Le secteur numérique contribue aussi à la digitalisation des services de l’État, en appuyant les startups pour résoudre les problèmes et faciliter l’accès aux populations, même dans les zones les plus reculées du pays. L’accès à internet est essentiel pour permettre aux solutions numériques de prospérer et d’avoir un impact significatif.
Le Tech Observateur : Avez-vous l’espoir que l’État fasse plus confiance aux acteurs locaux après cette expérience ?
Momar Diop : Oui, carrément. L’expérience va au-delà des discours. Les actes posés par le nouveau régime, comme le voyage avec le secteur privé et l’orientation des partenaires vers les acteurs locaux, renforcent cette confiance. Cependant, il est aussi nécessaire que les mécanismes de soutien financier, tels que le FONSIS, l’ADPME, et le Bureau de mise à niveau, accompagnent de manière volontariste les startups pour réussir ce “New Deal technologique” au bénéfice de l’État, du secteur privé, et du pays dans son ensemble.
Le Tech Observateur : Quelles sont vos attentes vis-à-vis de l’État pour les startups, au-delà des dispositifs existants ?

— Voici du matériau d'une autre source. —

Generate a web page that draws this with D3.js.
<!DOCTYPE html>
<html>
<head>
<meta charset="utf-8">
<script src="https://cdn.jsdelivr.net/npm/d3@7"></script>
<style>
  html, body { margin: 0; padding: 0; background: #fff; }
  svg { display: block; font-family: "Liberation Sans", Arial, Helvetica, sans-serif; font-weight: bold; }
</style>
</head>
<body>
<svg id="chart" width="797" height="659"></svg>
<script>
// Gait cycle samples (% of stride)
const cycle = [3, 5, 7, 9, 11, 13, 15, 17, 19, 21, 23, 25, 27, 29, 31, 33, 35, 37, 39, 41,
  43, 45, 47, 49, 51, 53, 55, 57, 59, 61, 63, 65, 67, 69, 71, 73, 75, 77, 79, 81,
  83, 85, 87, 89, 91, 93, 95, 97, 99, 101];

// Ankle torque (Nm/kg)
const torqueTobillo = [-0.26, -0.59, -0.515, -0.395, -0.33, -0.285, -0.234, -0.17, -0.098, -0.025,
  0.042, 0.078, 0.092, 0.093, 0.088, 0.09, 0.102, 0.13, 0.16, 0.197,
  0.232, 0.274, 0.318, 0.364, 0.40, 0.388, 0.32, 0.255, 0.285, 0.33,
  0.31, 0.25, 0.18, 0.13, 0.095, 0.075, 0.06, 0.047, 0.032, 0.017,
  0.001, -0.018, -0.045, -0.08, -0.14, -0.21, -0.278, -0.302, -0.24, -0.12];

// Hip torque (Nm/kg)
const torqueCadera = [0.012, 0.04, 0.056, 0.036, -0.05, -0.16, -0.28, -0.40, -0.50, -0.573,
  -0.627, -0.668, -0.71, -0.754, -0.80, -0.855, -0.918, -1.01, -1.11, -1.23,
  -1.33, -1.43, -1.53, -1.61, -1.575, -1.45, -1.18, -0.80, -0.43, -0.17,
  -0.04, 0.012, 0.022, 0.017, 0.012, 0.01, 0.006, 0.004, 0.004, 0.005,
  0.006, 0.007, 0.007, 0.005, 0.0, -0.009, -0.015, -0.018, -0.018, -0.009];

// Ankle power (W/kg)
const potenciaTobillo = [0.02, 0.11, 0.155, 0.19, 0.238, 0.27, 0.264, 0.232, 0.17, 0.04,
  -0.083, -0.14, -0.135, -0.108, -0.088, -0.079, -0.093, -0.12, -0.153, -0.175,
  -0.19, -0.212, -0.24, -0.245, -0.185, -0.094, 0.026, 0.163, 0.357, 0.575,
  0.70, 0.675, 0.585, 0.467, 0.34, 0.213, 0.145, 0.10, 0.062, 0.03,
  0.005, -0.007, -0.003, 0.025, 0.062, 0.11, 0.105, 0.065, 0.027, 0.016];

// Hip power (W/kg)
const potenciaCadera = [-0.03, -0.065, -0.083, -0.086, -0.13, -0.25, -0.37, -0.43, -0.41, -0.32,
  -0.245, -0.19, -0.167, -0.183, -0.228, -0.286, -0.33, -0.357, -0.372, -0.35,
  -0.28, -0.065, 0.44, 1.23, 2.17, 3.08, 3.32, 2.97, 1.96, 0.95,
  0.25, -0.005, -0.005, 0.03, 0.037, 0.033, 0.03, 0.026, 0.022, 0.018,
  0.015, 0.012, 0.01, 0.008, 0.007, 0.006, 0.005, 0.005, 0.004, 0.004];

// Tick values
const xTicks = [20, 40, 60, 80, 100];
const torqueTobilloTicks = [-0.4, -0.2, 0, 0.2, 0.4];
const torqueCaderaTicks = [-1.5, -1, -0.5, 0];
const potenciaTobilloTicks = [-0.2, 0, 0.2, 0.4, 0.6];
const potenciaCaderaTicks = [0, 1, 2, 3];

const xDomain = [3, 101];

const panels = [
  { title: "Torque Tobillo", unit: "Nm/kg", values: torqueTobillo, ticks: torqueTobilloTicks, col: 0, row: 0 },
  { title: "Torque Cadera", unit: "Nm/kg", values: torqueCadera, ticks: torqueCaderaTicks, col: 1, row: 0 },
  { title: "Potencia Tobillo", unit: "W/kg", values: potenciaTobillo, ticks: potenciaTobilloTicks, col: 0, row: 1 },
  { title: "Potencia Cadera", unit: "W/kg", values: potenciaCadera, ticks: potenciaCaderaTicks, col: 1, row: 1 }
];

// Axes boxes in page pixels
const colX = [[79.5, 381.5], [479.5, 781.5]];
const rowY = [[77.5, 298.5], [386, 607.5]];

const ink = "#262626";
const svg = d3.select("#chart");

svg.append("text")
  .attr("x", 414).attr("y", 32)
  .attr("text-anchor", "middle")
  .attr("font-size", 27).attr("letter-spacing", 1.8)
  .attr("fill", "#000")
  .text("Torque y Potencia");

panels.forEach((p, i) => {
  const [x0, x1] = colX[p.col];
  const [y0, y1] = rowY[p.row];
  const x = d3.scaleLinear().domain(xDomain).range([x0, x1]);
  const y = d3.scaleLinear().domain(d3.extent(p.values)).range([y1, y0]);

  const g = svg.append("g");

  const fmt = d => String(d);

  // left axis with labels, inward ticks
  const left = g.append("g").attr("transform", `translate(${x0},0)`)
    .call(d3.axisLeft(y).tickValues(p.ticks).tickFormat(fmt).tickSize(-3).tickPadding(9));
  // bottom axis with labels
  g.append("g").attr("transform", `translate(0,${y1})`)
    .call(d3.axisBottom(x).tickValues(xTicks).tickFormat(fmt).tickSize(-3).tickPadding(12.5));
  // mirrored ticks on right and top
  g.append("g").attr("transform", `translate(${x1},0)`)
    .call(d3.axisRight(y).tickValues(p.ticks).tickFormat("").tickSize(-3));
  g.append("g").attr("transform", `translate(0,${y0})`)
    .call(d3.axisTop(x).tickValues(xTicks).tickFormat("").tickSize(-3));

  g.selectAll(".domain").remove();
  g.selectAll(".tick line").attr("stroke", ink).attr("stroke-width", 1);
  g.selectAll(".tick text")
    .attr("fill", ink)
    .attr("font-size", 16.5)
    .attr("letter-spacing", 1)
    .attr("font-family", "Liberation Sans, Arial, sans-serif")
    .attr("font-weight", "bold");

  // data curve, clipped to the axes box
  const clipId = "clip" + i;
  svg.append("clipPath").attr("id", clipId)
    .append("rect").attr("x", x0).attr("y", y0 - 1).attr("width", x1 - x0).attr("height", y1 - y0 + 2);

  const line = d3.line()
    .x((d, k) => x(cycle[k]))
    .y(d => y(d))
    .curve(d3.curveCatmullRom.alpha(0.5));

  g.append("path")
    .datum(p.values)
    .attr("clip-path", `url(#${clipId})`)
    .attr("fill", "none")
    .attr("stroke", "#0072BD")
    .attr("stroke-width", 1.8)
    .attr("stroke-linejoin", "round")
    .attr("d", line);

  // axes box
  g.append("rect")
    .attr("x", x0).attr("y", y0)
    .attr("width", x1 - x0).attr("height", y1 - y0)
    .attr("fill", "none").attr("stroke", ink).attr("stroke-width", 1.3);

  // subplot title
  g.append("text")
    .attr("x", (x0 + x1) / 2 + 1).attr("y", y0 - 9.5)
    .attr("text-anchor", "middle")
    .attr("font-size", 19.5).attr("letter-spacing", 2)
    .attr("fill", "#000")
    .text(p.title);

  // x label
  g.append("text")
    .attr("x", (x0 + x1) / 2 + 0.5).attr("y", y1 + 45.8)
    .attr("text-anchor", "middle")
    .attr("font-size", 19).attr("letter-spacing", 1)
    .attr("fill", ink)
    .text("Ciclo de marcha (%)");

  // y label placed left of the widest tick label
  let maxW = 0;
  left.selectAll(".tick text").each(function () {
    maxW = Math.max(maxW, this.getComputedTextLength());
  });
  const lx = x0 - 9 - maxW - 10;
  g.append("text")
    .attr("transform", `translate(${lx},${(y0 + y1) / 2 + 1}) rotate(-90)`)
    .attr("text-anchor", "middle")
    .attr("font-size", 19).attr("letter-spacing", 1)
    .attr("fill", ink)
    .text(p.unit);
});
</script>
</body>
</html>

Momar Diop : Bien que des dispositifs d’accompagnement existent déjà, comme l’ADEPME et le Bureau de mise à niveau, il est crucial d’exonérer les startups des charges sur les salaires et sur la création d’emplois pendant cinq ans. Cela encouragerait la création d’emplois et l’innovation, en facilitant la croissance des jeunes entreprises. C’est une mesure qui permettrait de soutenir le développement des startups et de renforcer l’écosystème numérique au Sénégal.